* START *
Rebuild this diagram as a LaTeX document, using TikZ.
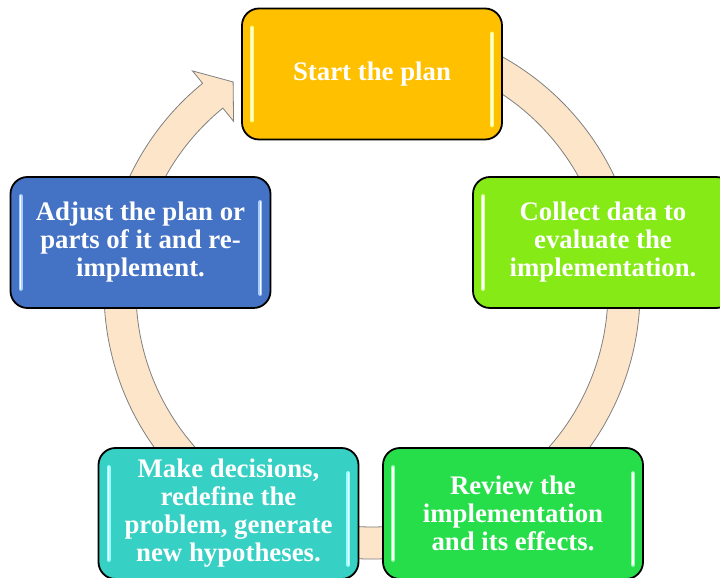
\documentclass[tikz,border=0pt]{standalone}
\usepackage{fontspec}
\setmainfont{Liberation Serif}
\usetikzlibrary{calc}
\definecolor{ringfill}{RGB}{253,229,201}
\definecolor{ringline}{RGB}{128,128,128}
\definecolor{cone}{RGB}{255,192,0}
\definecolor{ctwo}{RGB}{134,234,22}
\definecolor{cthree}{RGB}{38,222,74}
\definecolor{cfour}{RGB}{54,208,196}
\definecolor{cfive}{RGB}{68,114,196}
\definecolor{gone}{RGB}{255,255,100}
\definecolor{gtwo}{RGB}{220,255,160}
\definecolor{gthree}{RGB}{150,255,170}
\definecolor{gfour}{RGB}{150,255,255}
\definecolor{gfive}{RGB}{170,205,255}
\tikzset{
  box/.style={draw=black, line width=1.8pt, rounded corners=17pt,
    minimum width=260pt, minimum height=131pt, text=white, inner sep=0pt,
    font=\bfseries\fontsize{26.8}{28}\selectfont, align=center},
  gloss/.style={draw=#1, line width=4pt, line cap=round},
  glosscore/.style={draw=white, line width=1.4pt, line cap=round},
  ring/.style={fill=ringfill, draw=ringline, line width=0.8pt, line join=miter}
}
\begin{document}
\begin{tikzpicture}[x=1pt,y=1pt]
\useasboundingbox (0,0) rectangle (720,578);
\fill[white] (0,0) rectangle (720,578);
\coordinate (c) at (372,287);
% ring arrow
\draw[ring] ($(c)+(100:268pt)$) arc[start angle=100,end angle=-230.8,radius=268pt]
  -- ($(c)+(129.2:284pt)$) -- ($(c)+(123.6:251pt)$) -- ($(c)+(129.2:219pt)$)
  -- ($(c)+(129.2:236pt)$) arc[start angle=-230.8,end angle=100,radius=236pt] -- cycle;
% boxes
\node[box, fill=cone]   (b1) at (372,504)   {Start the plan};
\node[box, fill=ctwo]   (b2) at (603,335.5) {Collect data to\\evaluate the\\implementation.};
\node[box, fill=cthree] (b3) at (513,64.5)  {Review the\\implementation\\and its effects.};
\node[box, fill=cfour]  (b4) at (228.5,64.5){Make decisions,\\redefine the\\problem, generate\\new hypotheses.};
\node[box, fill=cfive]  (b5) at (140.5,335.5){Adjust the plan or\\parts of it and re-\\implement.};
% gloss strips
\foreach \b/\col in {b1/gone,b2/gtwo,b3/gthree,b4/gfour,b5/gfive}{
  \draw[gloss=\col] ([xshift=11pt,yshift=-20pt]\b.north west) -- ([xshift=11pt,yshift=20pt]\b.south west);
  \draw[gloss=\col] ([xshift=-11pt,yshift=-26pt]\b.north east) -- ([xshift=-11pt,yshift=15pt]\b.south east);
  \draw[glosscore] ([xshift=11pt,yshift=-20pt]\b.north west) -- ([xshift=11pt,yshift=20pt]\b.south west);
  \draw[glosscore] ([xshift=-11pt,yshift=-26pt]\b.north east) -- ([xshift=-11pt,yshift=15pt]\b.south east);
}
\end{tikzpicture}
\end{document}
* END *
Quote the full listing above word for word; exclude every picture from the copy.

Rebuild this diagram as a LaTeX document, using TikZ.
\documentclass[tikz,border=0pt]{standalone}
\usepackage{fontspec}
\setmainfont{Liberation Serif}
\usetikzlibrary{calc}
\definecolor{ringfill}{RGB}{253,229,201}
\definecolor{ringline}{RGB}{128,128,128}
\definecolor{cone}{RGB}{255,192,0}
\definecolor{ctwo}{RGB}{134,234,22}
\definecolor{cthree}{RGB}{38,222,74}
\definecolor{cfour}{RGB}{54,208,196}
\definecolor{cfive}{RGB}{68,114,196}
\definecolor{gone}{RGB}{255,255,100}
\definecolor{gtwo}{RGB}{220,255,160}
\definecolor{gthree}{RGB}{150,255,170}
\definecolor{gfour}{RGB}{150,255,255}
\definecolor{gfive}{RGB}{170,205,255}
\tikzset{
  box/.style={draw=black, line width=1.8pt, rounded corners=17pt,
    minimum width=260pt, minimum height=131pt, text=white, inner sep=0pt,
    font=\bfseries\fontsize{26.8}{28}\selectfont, align=center},
  gloss/.style={draw=#1, line width=4pt, line cap=round},
  glosscore/.style={draw=white, line width=1.4pt, line cap=round},
  ring/.style={fill=ringfill, draw=ringline, line width=0.8pt, line join=miter}
}
\begin{document}
\begin{tikzpicture}[x=1pt,y=1pt]
\useasboundingbox (0,0) rectangle (720,578);
\fill[white] (0,0) rectangle (720,578);
\coordinate (c) at (372,287);
% ring arrow
\draw[ring] ($(c)+(100:268pt)$) arc[start angle=100,end angle=-230.8,radius=268pt]
  -- ($(c)+(129.2:284pt)$) -- ($(c)+(123.6:251pt)$) -- ($(c)+(129.2:219pt)$)
  -- ($(c)+(129.2:236pt)$) arc[start angle=-230.8,end angle=100,radius=236pt] -- cycle;
% boxes
\node[box, fill=cone]   (b1) at (372,504)   {Start the plan};
\node[box, fill=ctwo]   (b2) at (603,335.5) {Collect data to\\evaluate the\\implementation.};
\node[box, fill=cthree] (b3) at (513,64.5)  {Review the\\implementation\\and its effects.};
\node[box, fill=cfour]  (b4) at (228.5,64.5){Make decisions,\\redefine the\\problem, generate\\new hypotheses.};
\node[box, fill=cfive]  (b5) at (140.5,335.5){Adjust the plan or\\parts of it and re-\\implement.};
% gloss strips
\foreach \b/\col in {b1/gone,b2/gtwo,b3/gthree,b4/gfour,b5/gfive}{
  \draw[gloss=\col] ([xshift=11pt,yshift=-20pt]\b.north west) -- ([xshift=11pt,yshift=20pt]\b.south west);
  \draw[gloss=\col] ([xshift=-11pt,yshift=-26pt]\b.north east) -- ([xshift=-11pt,yshift=15pt]\b.south east);
  \draw[glosscore] ([xshift=11pt,yshift=-20pt]\b.north west) -- ([xshift=11pt,yshift=20pt]\b.south west);
  \draw[glosscore] ([xshift=-11pt,yshift=-26pt]\b.north east) -- ([xshift=-11pt,yshift=15pt]\b.south east);
}
\end{tikzpicture}
\end{document}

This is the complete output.